A case challenging the race-neutral admissions policy of an elite Virginia high school won’t be heard by the U.S. Supreme Court, CNN reports.
The high court announced Tuesday morning that it will not be taking up the case just months after it rejected the race conscious admissions policies of Harvard and the University of North Carolina.
The enrollment of Asian Americans at Thomas Jefferson High School in Fairfax County dropped from 73% to 54% after it adopted its new admittance policy, according to The Hill.
The school adapted a policy that places the top students from every middle school in the county shortly after protests over George Floyd.
That led to a lawsuit charging discrimination against Asian Americans which a lower court backed but a federal court later overturned.
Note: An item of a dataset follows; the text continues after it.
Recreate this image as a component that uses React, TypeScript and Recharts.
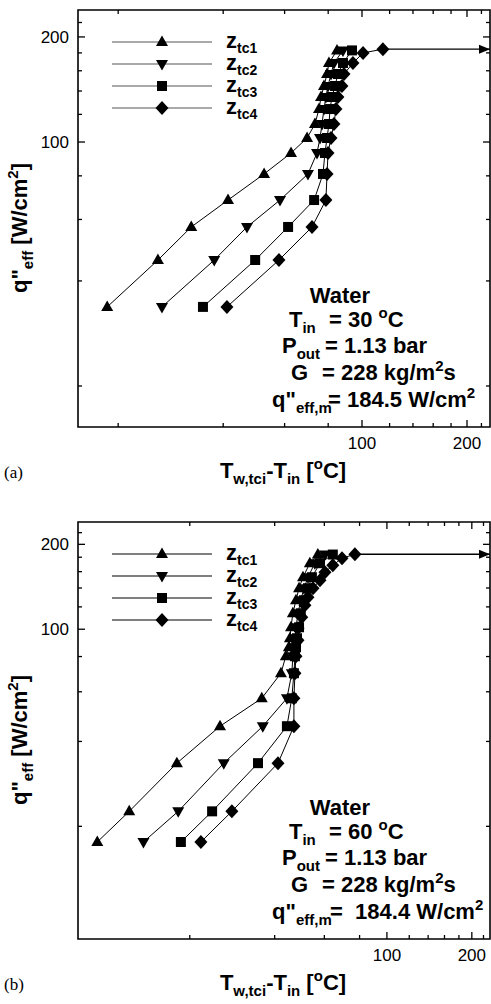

Justices Samuel Alito and Clarence Thomas opposed the decision by the majority.
“The court’s willingness to swallow the aberrant decision below is hard to understand. We should wipe the decision off the books, and because the Court refuses to do so, I must respectfully dissent,” Alito wrote.
A group called Coalition for TJ alleged the policy had an intent of “racially balance the freshman class by excluding Asian-Americans,” reported NBC.
Lawyers for the school board, however, successfully argued the changes Thomas Jefferson made to the admissions policy “does not seek, cannot be manipulated to achieve, and did not produce racial balance of any kind.”
They also said there was no evidence it had discriminated against Asian American applicants.